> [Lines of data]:
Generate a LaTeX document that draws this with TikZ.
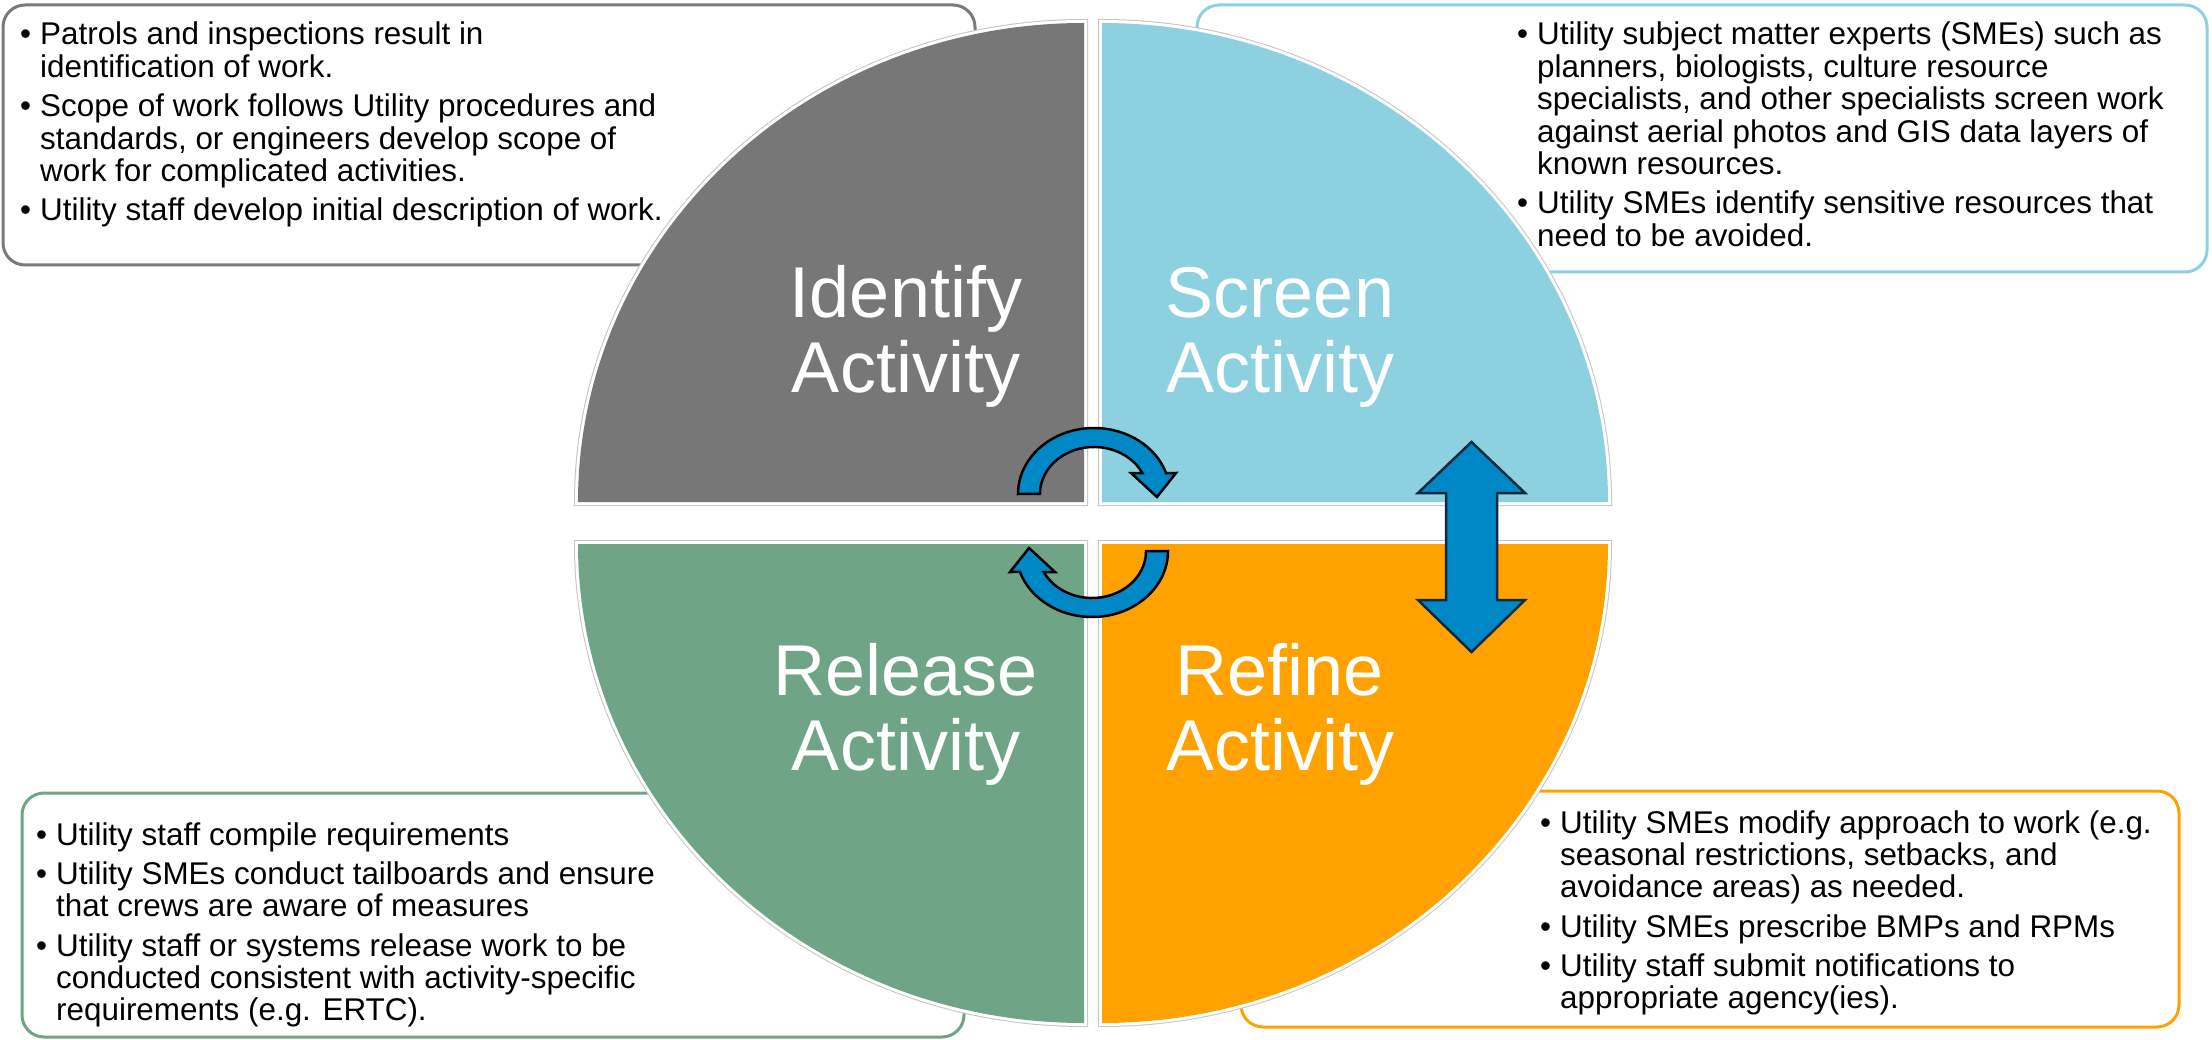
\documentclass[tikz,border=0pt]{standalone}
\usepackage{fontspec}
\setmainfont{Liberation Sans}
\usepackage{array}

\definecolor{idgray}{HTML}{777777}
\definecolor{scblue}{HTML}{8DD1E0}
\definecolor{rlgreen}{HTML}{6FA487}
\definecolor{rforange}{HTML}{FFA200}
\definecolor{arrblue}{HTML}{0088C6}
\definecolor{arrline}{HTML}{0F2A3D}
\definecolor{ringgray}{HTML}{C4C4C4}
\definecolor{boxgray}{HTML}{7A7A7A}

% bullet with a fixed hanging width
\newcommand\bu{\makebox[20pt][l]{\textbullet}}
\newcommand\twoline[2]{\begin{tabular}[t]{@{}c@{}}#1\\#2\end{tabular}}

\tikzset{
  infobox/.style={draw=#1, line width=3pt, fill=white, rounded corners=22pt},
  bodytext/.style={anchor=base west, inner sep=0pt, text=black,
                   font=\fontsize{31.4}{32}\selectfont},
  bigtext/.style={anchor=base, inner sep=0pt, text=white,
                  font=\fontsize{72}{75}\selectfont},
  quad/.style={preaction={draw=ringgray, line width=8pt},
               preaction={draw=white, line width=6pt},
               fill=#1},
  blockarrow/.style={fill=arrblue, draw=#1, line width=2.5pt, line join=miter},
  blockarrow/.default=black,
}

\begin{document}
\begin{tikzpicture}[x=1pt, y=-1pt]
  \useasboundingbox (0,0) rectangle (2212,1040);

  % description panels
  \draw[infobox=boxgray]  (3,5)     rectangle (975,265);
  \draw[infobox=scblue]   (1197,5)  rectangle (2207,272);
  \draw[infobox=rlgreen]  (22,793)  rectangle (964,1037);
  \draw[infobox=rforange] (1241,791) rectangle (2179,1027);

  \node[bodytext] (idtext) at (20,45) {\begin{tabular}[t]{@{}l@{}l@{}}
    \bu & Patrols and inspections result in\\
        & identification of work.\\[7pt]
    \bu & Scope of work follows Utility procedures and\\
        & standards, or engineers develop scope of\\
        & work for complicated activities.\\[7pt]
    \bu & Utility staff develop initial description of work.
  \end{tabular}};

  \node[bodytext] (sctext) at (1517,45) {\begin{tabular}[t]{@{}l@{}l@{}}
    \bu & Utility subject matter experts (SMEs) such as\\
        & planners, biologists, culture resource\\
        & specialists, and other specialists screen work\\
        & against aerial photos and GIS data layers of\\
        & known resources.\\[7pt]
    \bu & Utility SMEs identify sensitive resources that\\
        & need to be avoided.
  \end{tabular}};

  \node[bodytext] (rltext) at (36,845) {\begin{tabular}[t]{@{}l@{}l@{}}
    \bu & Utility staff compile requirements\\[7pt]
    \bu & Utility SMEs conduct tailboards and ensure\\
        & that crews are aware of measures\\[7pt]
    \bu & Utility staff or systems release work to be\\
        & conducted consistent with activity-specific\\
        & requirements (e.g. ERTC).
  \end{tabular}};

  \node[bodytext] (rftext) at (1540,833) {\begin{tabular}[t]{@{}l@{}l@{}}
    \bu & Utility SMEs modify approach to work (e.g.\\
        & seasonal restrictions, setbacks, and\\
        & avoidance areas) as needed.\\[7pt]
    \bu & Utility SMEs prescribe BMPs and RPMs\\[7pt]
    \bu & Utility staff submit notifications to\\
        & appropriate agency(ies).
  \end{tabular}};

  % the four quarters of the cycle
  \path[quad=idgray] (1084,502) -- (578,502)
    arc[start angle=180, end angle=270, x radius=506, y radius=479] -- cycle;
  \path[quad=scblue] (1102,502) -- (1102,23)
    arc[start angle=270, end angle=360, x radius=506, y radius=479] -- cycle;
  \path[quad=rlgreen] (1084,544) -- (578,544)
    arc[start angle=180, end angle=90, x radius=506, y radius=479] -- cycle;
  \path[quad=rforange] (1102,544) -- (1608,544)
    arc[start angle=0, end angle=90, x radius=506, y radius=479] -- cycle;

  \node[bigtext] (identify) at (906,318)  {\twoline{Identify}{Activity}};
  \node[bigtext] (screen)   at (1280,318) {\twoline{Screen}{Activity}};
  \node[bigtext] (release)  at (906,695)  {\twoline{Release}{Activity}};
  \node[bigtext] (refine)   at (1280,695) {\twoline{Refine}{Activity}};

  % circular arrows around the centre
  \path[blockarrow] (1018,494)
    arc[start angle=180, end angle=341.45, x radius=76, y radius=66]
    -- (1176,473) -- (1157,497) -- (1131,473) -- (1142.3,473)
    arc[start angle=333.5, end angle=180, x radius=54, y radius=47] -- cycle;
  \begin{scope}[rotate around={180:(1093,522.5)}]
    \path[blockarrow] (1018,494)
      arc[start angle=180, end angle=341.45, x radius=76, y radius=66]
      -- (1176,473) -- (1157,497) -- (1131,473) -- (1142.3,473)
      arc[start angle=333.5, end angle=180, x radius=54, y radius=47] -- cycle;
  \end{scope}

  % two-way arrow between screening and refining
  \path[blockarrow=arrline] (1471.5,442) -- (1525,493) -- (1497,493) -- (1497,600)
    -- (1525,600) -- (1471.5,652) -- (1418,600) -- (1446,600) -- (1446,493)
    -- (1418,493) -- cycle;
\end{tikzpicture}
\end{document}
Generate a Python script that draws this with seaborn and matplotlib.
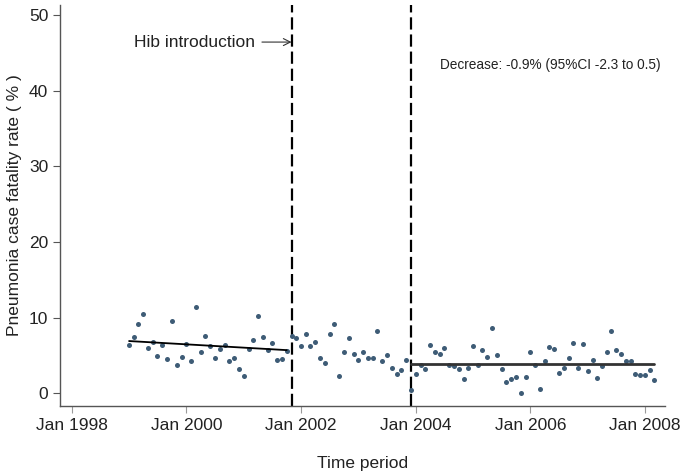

> [Task to complete]: Repeat the material exactly as it reads, without any of its pictures.

> [Result for this task]:
Generate a LaTeX document that draws this with TikZ.
\documentclass[tikz,border=0pt]{standalone}
\usepackage{fontspec}
\setmainfont{Liberation Sans}
\usepackage{array}

\definecolor{idgray}{HTML}{777777}
\definecolor{scblue}{HTML}{8DD1E0}
\definecolor{rlgreen}{HTML}{6FA487}
\definecolor{rforange}{HTML}{FFA200}
\definecolor{arrblue}{HTML}{0088C6}
\definecolor{arrline}{HTML}{0F2A3D}
\definecolor{ringgray}{HTML}{C4C4C4}
\definecolor{boxgray}{HTML}{7A7A7A}

% bullet with a fixed hanging width
\newcommand\bu{\makebox[20pt][l]{\textbullet}}
\newcommand\twoline[2]{\begin{tabular}[t]{@{}c@{}}#1\\#2\end{tabular}}

\tikzset{
  infobox/.style={draw=#1, line width=3pt, fill=white, rounded corners=22pt},
  bodytext/.style={anchor=base west, inner sep=0pt, text=black,
                   font=\fontsize{31.4}{32}\selectfont},
  bigtext/.style={anchor=base, inner sep=0pt, text=white,
                  font=\fontsize{72}{75}\selectfont},
  quad/.style={preaction={draw=ringgray, line width=8pt},
               preaction={draw=white, line width=6pt},
               fill=#1},
  blockarrow/.style={fill=arrblue, draw=#1, line width=2.5pt, line join=miter},
  blockarrow/.default=black,
}

\begin{document}
\begin{tikzpicture}[x=1pt, y=-1pt]
  \useasboundingbox (0,0) rectangle (2212,1040);

  % description panels
  \draw[infobox=boxgray]  (3,5)     rectangle (975,265);
  \draw[infobox=scblue]   (1197,5)  rectangle (2207,272);
  \draw[infobox=rlgreen]  (22,793)  rectangle (964,1037);
  \draw[infobox=rforange] (1241,791) rectangle (2179,1027);

  \node[bodytext] (idtext) at (20,45) {\begin{tabular}[t]{@{}l@{}l@{}}
    \bu & Patrols and inspections result in\\
        & identification of work.\\[7pt]
    \bu & Scope of work follows Utility procedures and\\
        & standards, or engineers develop scope of\\
        & work for complicated activities.\\[7pt]
    \bu & Utility staff develop initial description of work.
  \end{tabular}};

  \node[bodytext] (sctext) at (1517,45) {\begin{tabular}[t]{@{}l@{}l@{}}
    \bu & Utility subject matter experts (SMEs) such as\\
        & planners, biologists, culture resource\\
        & specialists, and other specialists screen work\\
        & against aerial photos and GIS data layers of\\
        & known resources.\\[7pt]
    \bu & Utility SMEs identify sensitive resources that\\
        & need to be avoided.
  \end{tabular}};

  \node[bodytext] (rltext) at (36,845) {\begin{tabular}[t]{@{}l@{}l@{}}
    \bu & Utility staff compile requirements\\[7pt]
    \bu & Utility SMEs conduct tailboards and ensure\\
        & that crews are aware of measures\\[7pt]
    \bu & Utility staff or systems release work to be\\
        & conducted consistent with activity-specific\\
        & requirements (e.g. ERTC).
  \end{tabular}};

  \node[bodytext] (rftext) at (1540,833) {\begin{tabular}[t]{@{}l@{}l@{}}
    \bu & Utility SMEs modify approach to work (e.g.\\
        & seasonal restrictions, setbacks, and\\
        & avoidance areas) as needed.\\[7pt]
    \bu & Utility SMEs prescribe BMPs and RPMs\\[7pt]
    \bu & Utility staff submit notifications to\\
        & appropriate agency(ies).
  \end{tabular}};

  % the four quarters of the cycle
  \path[quad=idgray] (1084,502) -- (578,502)
    arc[start angle=180, end angle=270, x radius=506, y radius=479] -- cycle;
  \path[quad=scblue] (1102,502) -- (1102,23)
    arc[start angle=270, end angle=360, x radius=506, y radius=479] -- cycle;
  \path[quad=rlgreen] (1084,544) -- (578,544)
    arc[start angle=180, end angle=90, x radius=506, y radius=479] -- cycle;
  \path[quad=rforange] (1102,544) -- (1608,544)
    arc[start angle=0, end angle=90, x radius=506, y radius=479] -- cycle;

  \node[bigtext] (identify) at (906,318)  {\twoline{Identify}{Activity}};
  \node[bigtext] (screen)   at (1280,318) {\twoline{Screen}{Activity}};
  \node[bigtext] (release)  at (906,695)  {\twoline{Release}{Activity}};
  \node[bigtext] (refine)   at (1280,695) {\twoline{Refine}{Activity}};

  % circular arrows around the centre
  \path[blockarrow] (1018,494)
    arc[start angle=180, end angle=341.45, x radius=76, y radius=66]
    -- (1176,473) -- (1157,497) -- (1131,473) -- (1142.3,473)
    arc[start angle=333.5, end angle=180, x radius=54, y radius=47] -- cycle;
  \begin{scope}[rotate around={180:(1093,522.5)}]
    \path[blockarrow] (1018,494)
      arc[start angle=180, end angle=341.45, x radius=76, y radius=66]
      -- (1176,473) -- (1157,497) -- (1131,473) -- (1142.3,473)
      arc[start angle=333.5, end angle=180, x radius=54, y radius=47] -- cycle;
  \end{scope}

  % two-way arrow between screening and refining
  \path[blockarrow=arrline] (1471.5,442) -- (1525,493) -- (1497,493) -- (1497,600)
    -- (1525,600) -- (1471.5,652) -- (1418,600) -- (1446,600) -- (1446,493)
    -- (1418,493) -- cycle;
\end{tikzpicture}
\end{document}
Generate a Python script that draws this with seaborn and matplotlib.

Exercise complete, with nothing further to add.